Back to The Near East: A.D. 601 to 700

During their three centuries of control the Arabs spread citrus fruits and almonds across the Mediterranean, even to Spain, and rice and sugar cane cuttings (from Persia) and saffron to the west. (Ref. 211 ) In addition they had mastered techniques of spinning and weaving silk and they transmitted seri-culture to the west via Sicily and Spain. Europe, however, was slow to accept silk. (Ref. 122 ) About A.D. 750 the Arabs brought the decimal system from India, but it was not used in Europe for another 500 years. (Ref. 21 )

This entire NEAR EAST, including our four designated territories of ARABIA AND JORDAN, MEDITERRANEAN COAST AREAS, IRAQ AND SYRIA and IRAN, were now all joined as the central area of the giant Arabian Moslem Empire. As a result of military maneuvers the farmlands of Palestine were laid waste, not to be entirely reclaimed for 12 centuries. (Ref. 222 ) As the Moslem armies went through Spain and into France to be stopped finally at Tours in 732, some dissension appeared at home and by A.D. 749 there was open rebellion and a massacre of the Omayyad family at their capital, Damascus.

The Omayyad caliphs had forgotten their desert origins and had degenerated.

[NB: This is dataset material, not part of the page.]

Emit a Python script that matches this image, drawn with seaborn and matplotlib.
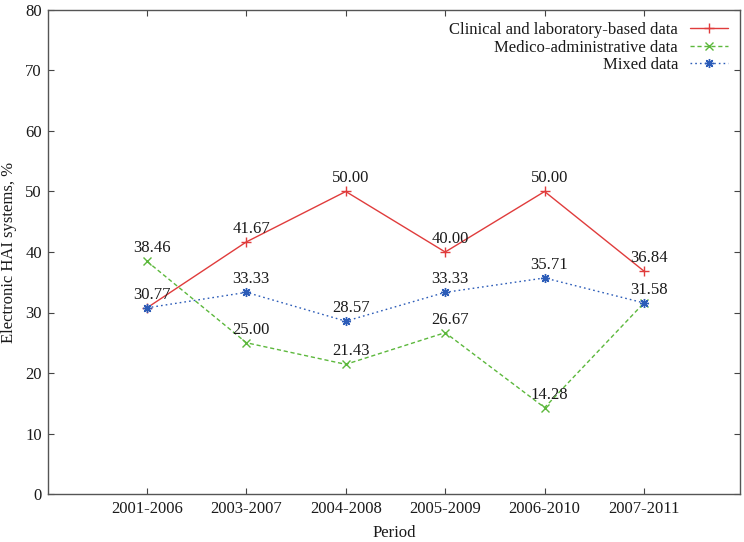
import matplotlib
matplotlib.use("Agg")
import matplotlib.pyplot as plt
import seaborn as sns
import pandas as pd

periods = ["2001-2006", "2003-2007", "2004-2008", "2005-2009", "2006-2010", "2007-2011"]
clinical = [30.77, 41.67, 50.00, 40.00, 50.00, 36.84]
medico = [38.46, 25.00, 21.43, 26.67, 14.28, 31.58]
mixed = [30.77, 33.33, 28.57, 33.33, 35.71, 31.58]
clinical_labels = [None, "41.67", "50.00", "40.00", "50.00", "36.84"]
medico_labels = ["38.46", "25.00", "21.43", "26.67", "14.28", None]
mixed_labels = ["30.77", "33.33", "28.57", "33.33", "35.71", "31.58"]
series_names = ["Clinical and laboratory-based data", "Medico-administrative data", "Mixed data"]

sns.set_style("ticks")
plt.rcParams["font.family"] = ["Liberation Serif", "DejaVu Serif"]

W, H = 744, 542
fig = plt.figure(figsize=(W / 100, H / 100), dpi=100)
ax = fig.add_axes([48 / W, 1 - 494 / H, (740 - 48) / W, (494 - 10) / H])

FS = 12
xpos = list(range(len(periods)))
styles = [
    dict(color="#e03c3c", ls="-", marker="+", ms=6.5, mew=1.0),
    dict(color="#5cb83c", ls=(0, (3, 2)), marker="x", ms=5.5, mew=1.0),
    dict(color="#2c5cb8", ls=(0, (1.2, 2.2)), marker=(8, 2, 0), ms=6.5, mew=1.0),
]
data = [clinical, medico, mixed]
labels = [clinical_labels, medico_labels, mixed_labels]
for name, vals, st, labs in zip(series_names, data, styles, labels):
    df = pd.DataFrame({"x": xpos, "y": vals})
    sns.lineplot(data=df, x="x", y="y", ax=ax, color=st["color"], linestyle=st["ls"],
                 marker=st["marker"], markersize=st["ms"], markeredgewidth=st["mew"],
                 markeredgecolor=st["color"], linewidth=1.0, label=name)
    for xi, yi, lab in zip(xpos, vals, labs):
        if lab is not None:
            ax.annotate(lab, (xi, yi), xytext=(3.5, 6.5), textcoords="offset points",
                        ha="center", va="baseline", fontsize=FS, color="#1a1a1a")

ax.set_xlim(-0.996, 5.966)
ax.set_ylim(0, 80)
ax.set_yticks(range(0, 81, 10))
ax.set_xticks(xpos)
ax.set_xticklabels(periods)
ax.tick_params(direction="in", length=4.5, width=0.8, top=True, right=True,
               labelsize=FS, colors="#444444", labelcolor="#1a1a1a")
ax.tick_params(axis="y", pad=4.5)
ax.tick_params(axis="x", pad=5)
for sp in ax.spines.values():
    sp.set_color("#555555")
    sp.set_linewidth(1.0)
ax.set_xlabel("Period", fontsize=FS, color="#1a1a1a", labelpad=6)
ax.set_ylabel("Electronic HAI systems, %", fontsize=FS, color="#1a1a1a", labelpad=6)

leg = ax.legend(loc="upper right", bbox_to_anchor=(728 / W, 1 - 22 / H),
                bbox_transform=fig.transFigure, frameon=False, markerfirst=False,
                fontsize=FS, handlelength=2.3, handletextpad=0.7, borderpad=0,
                borderaxespad=0, labelspacing=0.1)
for t in leg.get_texts():
    t.set_ha("right")
    t.set_color("#1a1a1a")
leg._legend_box.align = "right"

fig.savefig("out.png", dpi=100)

Caliph al Walid II, who delighted in swimming and drinking in a pool of wine, was killed in a Yemenite revolt in 744. The last of the Omayyads was Marwan II, defeated and killed in the Battle of the Zab, associated with the general massacre of the family. The caliphate then became hereditary in the Abbasid family, beginning with Harun al Rashid, who changed the capital from Damascus to the newly built city of Baghdad in 763. The Abbasids stayed orthodox (Sunni), in spite of support they had had from Shi'ites while coming into power. Baghdad was a circular city 1.5 miles in diameter, ringed by three lines of walls and its construction involved 100,000 laborers. (Ref. 118 , 137 , 222 )

Harun al Rashid was a great general, administrator and judge, who initiated many changes including the abolition of all distinctions between Arab and non-Arab Moslems. His administration supported any activity that would bind minority groups tighter to the central authority. The main military support came from Persian converts of eastern Iran and they out-fought the Arab garrisons of Iraq and Syria. The Abbasids completed the process of Persianizing the institution of the caliphate. Persians who served under the caliph increasingly filled the high offices of state and the entire administration was reorganized on Persian lines, with an efficient fiscal system, a good postal service from one end of the empire to the other and the establishment of trade routes to India, China, Ceylon and the Mediterranean. The Islamic world was united by a single religion, single language and a nearly unitary culture. The administration, culture and geographical limits in the Near East were about the same as the old Achaemenid Empire of the 6th century B.C. Paper mills were operating in Baghdad and the harem-eunuch system was developed along with purdah (veiled women). It should be noted that large numbers of east African Negro slaves were purchased for agricultural work and they were harshly treated. (Ref. 49 , 220 , 213 )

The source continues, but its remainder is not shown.